WL#12616: InnoDB: Make number of PAUSES in spin loops configurable

Affects: Server-8.0   —   Status: Complete   —   Priority: Medium

When performing a spin locking loop to check if the mutex or rw-lock become
free, we usually pick a small random `delay` (say a dice roll), multiply it by 50 
and perform that many PAUSE instructions.
The comment for ut_delay() states this procedure was calibrated on 100 MHz 
Pentium. Things have changed since then. 
In particular, Skylake processors have a much slower (~15x) PAUSE instruction than 
other machines.
The purpose of this WL is to let the end user configure this algorithm, so that it 
is better suited to the particular processor.
FR1. By default, the patch should not affect the system in any way (in particular 
the default value of new sys var should be chosen as to simulate the old 
behaviour), so that upgrading the system will not accidentally affect it.

FR2. It must be possible to configure InnoDB running on a system on which PAUSE 
instruction takes 10x as much time as on "regular" system, in such a way, that the 
observed duration of performed chains of PAUSES take the same time it would on 
regular system. In other words, if on "regular" system the observed duration 
follows unif{0,6}*50*Regular_pause_duration distribution, then we want to have 
similar distribution on a system where single PAUSE takes 
Regular_pause_duration*10, so that we can support processor architectures with 
much slower PAUSES.
(NOTE: arguably this is difficult to test using "external" tools, other than 
debugging/looking at the code - ideas on how to test FR2, are welcomed)


FR3. The end user should have ability to fine tune the system (w.r.t. to number of 
PAUSES per spin) in real time on a running InnoDB instance, so that she or he can 
take a more end-to-end view on performance, as it is not clear that original value 
of 50 or suggested value of 50/10 is the actual optimum.
When performing a spin locking loop to check if the mutex or rw-lock become
free, we usually pick a number `delay` from range 0..@@innodb_spin_wait_delay
uniformly at random, and pass it to ut_delay(delay) which performs 50*delay calls 
to UT_RELAX_CPU() (which translates to PAUSE).
The comment for ut_delay() states it was calibrated on 100 MHz Pentium.

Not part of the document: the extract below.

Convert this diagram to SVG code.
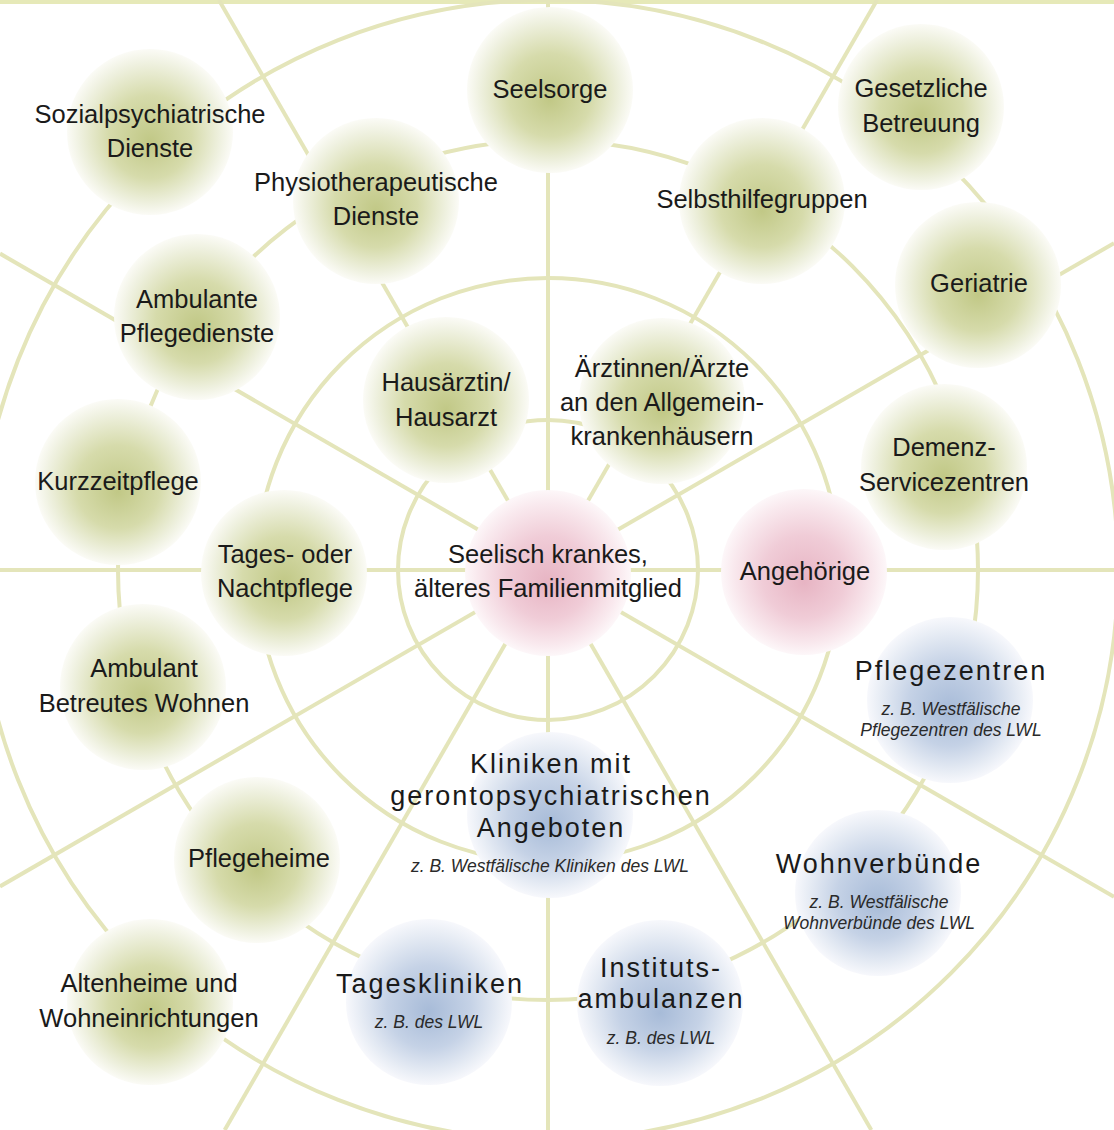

Things have changed since then. 
In particular, Skylake processors have a much slower (~15x) PAUSE instruction than 
other machines, which means that to achieve a similar slowdown we would need to 
reduce @@innodb_spin_wait_delay 15 times, but this is 

a) not possible, as the default value of it is 6, and thus 6/15 after rounding is 
either zero or 1
b) not equivalent, as the goal of randomization seems to be to decorrelate 
multiple 
waiters, and if we shrink the range from which the random `delay` is picked, then 
the ppb of collision (picking same number as another thread) is higher, and 
c) the granularity of "50" will not be affected, so one can not get values smaller 
than 50 but larger than 0

The constant 50 should instead be platform-dependent (auto-tuning) or configurable 
(new dynamic sys-var). This would allow running our software on variety of 
processors which differ in their implementation of PAUSE instruction. It would 
also give power to the user to fine tune the value based on real world data (say, 
by observing the lock contention, or time wasted in ut_delay while the server 
performs typical transactions).


New system variables introduced:
================================
@@innodb_spin_wait_pause_multiplier 
- a global, dynamic, system variable, ranging from 0 to 100, with default 
equal to the backward-compatible value of 50
- can be accessed like this:
set global innodb_spin_wait_pause_multiplier=10;
select @@global.innodb_spin_wait_pause_multiplier;
This WL will modify the `ulint ut_delay(uling delay)` function which is used to 
perform PAUSE instructions. 
As of today it performs delay*50 PAUSES. 
The new implementation will replace the constant 50 with a dynamic system 
variable, with default value of 50.

So, there are two changes needed:
1. introduction of a new dynamic innodb-specific system variable
2. modification of the waiting loop so that the variable's current value is used 
instead of 50

Some care must be taken to avoid unintentionally affecting the performance of the 
loop, by reading the current value of sys var itself. The sufficient solution is 
to use non-atomic read, and do it only once before the loop.